La situación culminó en marzo de 1932, cuando, tras un aviso de los prestamistas suecos de que no podían seguir financiándolo, Kreuger apareció muerto en su apartamento de París, aparentemente tras un suicidio. Su muerte provocó una caída inmediata del valor de los valores de International Match, que se desplomaron hasta alcanzar centavos. Sin embargo, la empresa no estaba completamente vacía; aún poseía fábricas de cerillas rentables y préstamos a gobiernos, lo que permitió que los inversionistas recuperaran parte de lo invertido durante los 13 años siguientes.

La caída de Kreuger no fue un incidente aislado en la historia financiera. Su muerte y el colapso de su imperio expusieron las fallas del sistema financiero internacional y, en particular, la necesidad urgente de una regulación más estricta. Este evento condujo a la creación de la Ley de Valores de 1933 en Estados Unidos, que estableció un marco federal para regular la emisión de acciones y bonos. Esta legislación fue diseñada para garantizar que las empresas no pudieran operar en secreto ni emitir valores sin la debida transparencia.

El impacto de esta regulación fue significativo, ya que obligó a las empresas a registrar sus valores con el gobierno y proporcionó una mayor supervisión de los mercados financieros. Además, la crisis de Kreuger y el colapso del mercado de valores ayudaron a que el gobierno de los Estados Unidos adoptara medidas más estrictas para proteger a los inversionistas y prevenir el colapso de instituciones financieras en el futuro.

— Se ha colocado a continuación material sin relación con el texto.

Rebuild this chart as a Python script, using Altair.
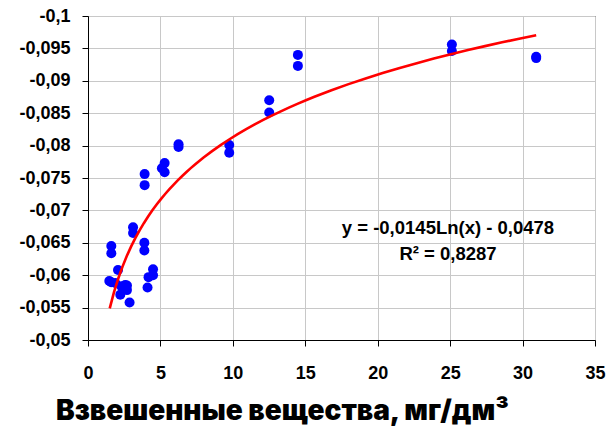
import altair as alt
import pandas as pd

# Scatter data
x_vals = [1.47, 1.61, 1.61, 1.60, 1.88, 2.07, 2.23, 2.30, 2.57, 2.69, 2.69, 2.87,
          3.11, 3.11, 3.89, 3.89, 3.91, 3.91, 4.11, 4.18, 4.49, 4.49,
          5.10, 5.29, 5.29, 6.25, 6.25, 9.75, 9.75, 12.51, 12.51, 14.49, 14.49,
          25.12, 25.12, 30.94, 30.94]
y_vals = [-0.0591, -0.0645, -0.0634, -0.0589, -0.0588, -0.0608, -0.0570, -0.0583, -0.0585, -0.0577, -0.0584, -0.0558,
          -0.0674, -0.0665, -0.0650, -0.0638, -0.0756, -0.0739, -0.0581, -0.0597, -0.0609, -0.0600,
          -0.0765, -0.0773, -0.0759, -0.0802, -0.0798, -0.0801, -0.0789, -0.0870, -0.0851, -0.0940, -0.0923,
          -0.0956, -0.0946, -0.0935, -0.0937]

x_ticks = [0, 5, 10, 15, 20, 25, 30, 35]
y_ticks = [-0.1, -0.095, -0.09, -0.085, -0.08, -0.075, -0.07, -0.065, -0.06, -0.055, -0.05]

eq_text = ["y = -0,0145Ln(x) - 0,0478", "R² = 0,8287"]
eq_x = [24.85, 24.85]
eq_y = [-0.0673, -0.0632]

x_title = "Взвешенные вещества, мг/дм³"

df = pd.DataFrame({"x": x_vals, "y": y_vals})
ann = pd.DataFrame({"t": eq_text, "x": eq_x, "y": eq_y})

xs = alt.Scale(domain=[0, 35], nice=False, zero=False)
ys = alt.Scale(domain=[-0.1, -0.05], nice=False, zero=False, reverse=True)

x_axis = alt.Axis(values=x_ticks, format="d", title=x_title, grid=True, labelOverlap=False,
                  labelFlush=False, labelBound=False,
                  labelFont="Liberation Sans", labelFontWeight="bold", labelFontSize=18,
                  labelColor="#000000", labelPadding=18, tickSize=6, tickColor="#000000",
                  domainColor="#000000", gridColor="#c8c8c8",
                  titleFont="Inter", titleFontWeight=900, titleFontSize=28,
                  titleColor="#000000", titleAlign="center", titleAnchor="start",
                  titleX=194, titleY=79, titleBaseline="alphabetic")
y_axis = alt.Axis(values=y_ticks, format=".3~f", title=None, grid=True, labelOverlap=False,
                  labelFlush=False, labelBound=False,
                  labelFont="Liberation Sans", labelFontWeight="bold", labelFontSize=18,
                  labelColor="#000000", labelPadding=12, tickSize=6, tickColor="#000000",
                  domainColor="#000000", gridColor="#c8c8c8")

X = alt.X("x:Q", scale=xs, axis=x_axis)
Y = alt.Y("y:Q", scale=ys, axis=y_axis)

base = alt.Chart(df)

points = base.mark_circle(color="#0000ff", opacity=1, size=100).encode(x=X, y=Y)

trend = base.transform_regression("x", "y", method="log", extent=[1.5, 30.94]).mark_line(
    color="#ff0000", strokeWidth=2.6
).encode(x=X, y=Y)

text = alt.Chart(ann).mark_text(
    font="Liberation Sans", fontWeight="bold", fontSize=18.5, color="#000000", align="center", baseline="middle"
).encode(x=X, y=Y, text="t:N")

chart = alt.layer(points, trend, text).properties(
    width=507, height=324,
    autosize=alt.AutoSizeParams(type="none"),
    padding={"left": 88, "top": 16, "right": 20, "bottom": 86},
    background="#ffffff",
).configure(
    locale={"number": {"decimal": ",", "thousands": " ", "grouping": [3],
                       "currency": ["", ""], "minus": "-"}}
).configure_view(stroke="#000000", strokeWidth=1)

chart.save("out.html", embed_options={"renderer": "svg", "actions": False})
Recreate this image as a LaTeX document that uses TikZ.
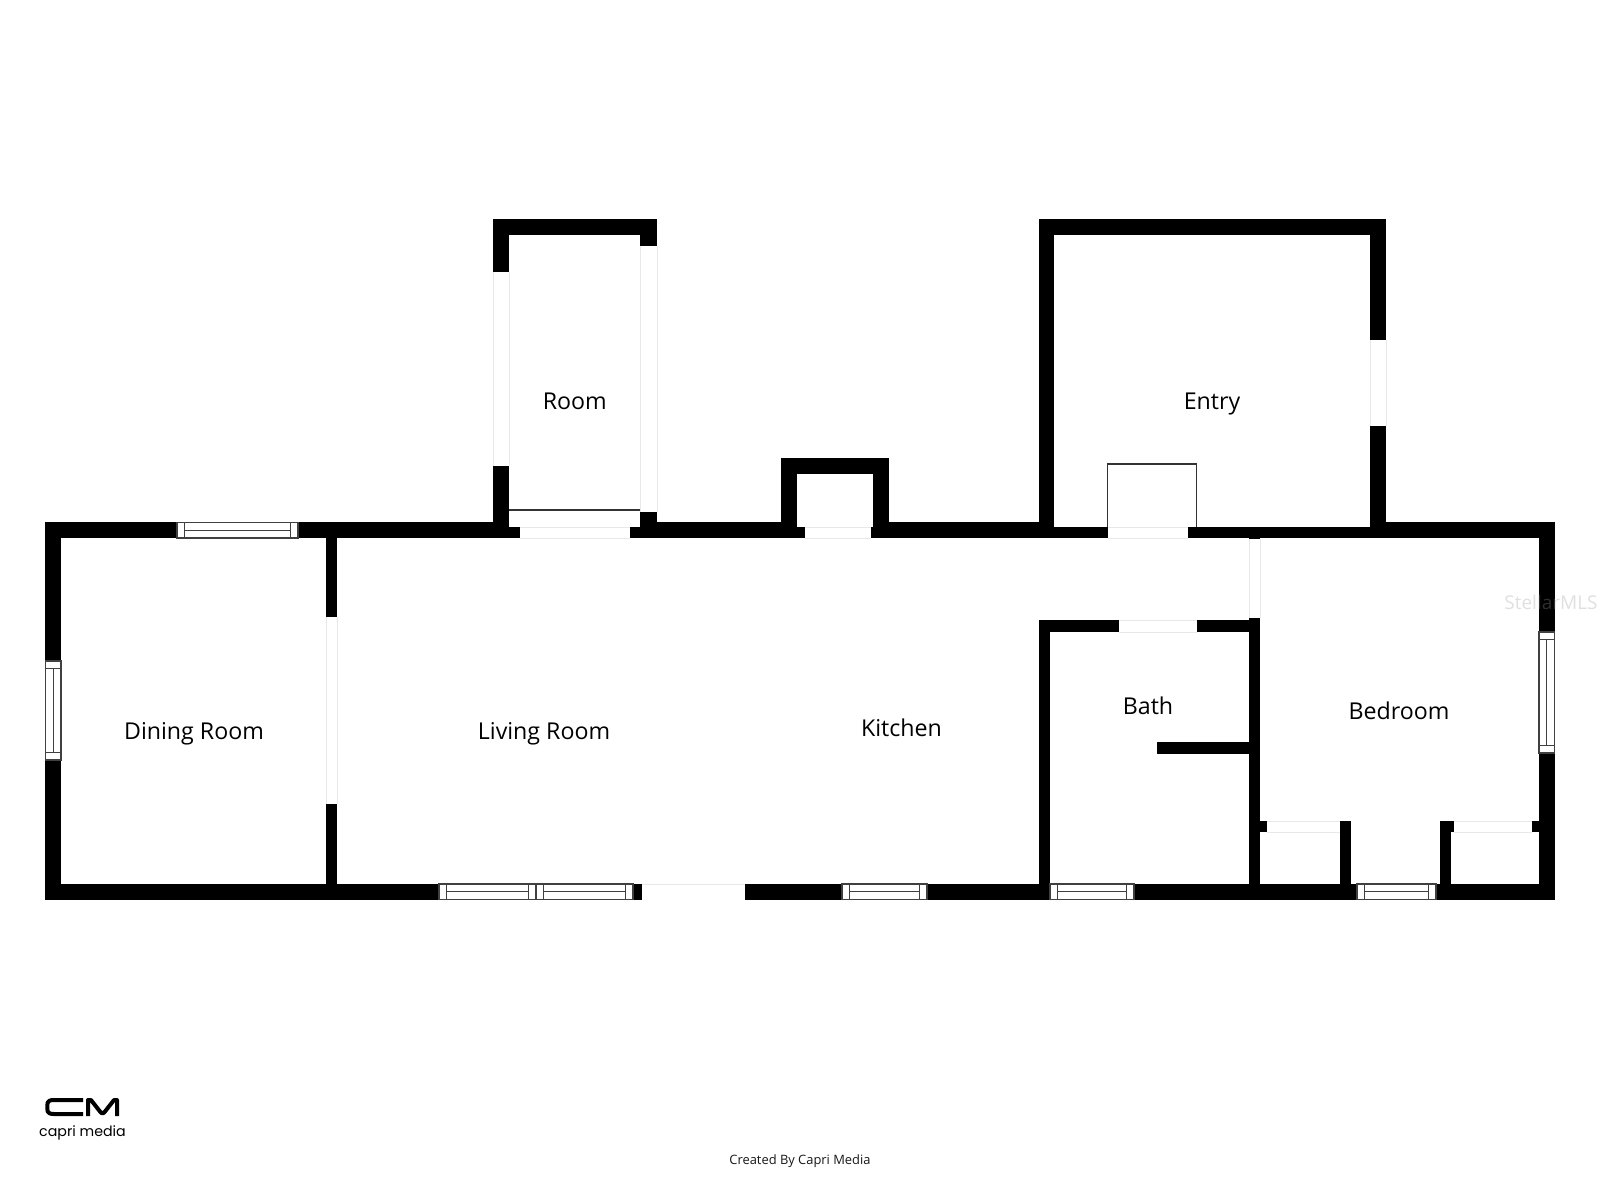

Es esencial comprender que la lección que dejó Kreuger no es solo un recordatorio de los peligros de la especulación desenfrenada y la falta de transparencia, sino también un indicio de cómo las instituciones financieras y los gobiernos deben operar bajo reglas claras y con una supervisión adecuada. Sin estas salvaguardas, los efectos de una crisis financiera pueden ser devastadores no solo para las empresas involucradas, sino para la economía global en su conjunto.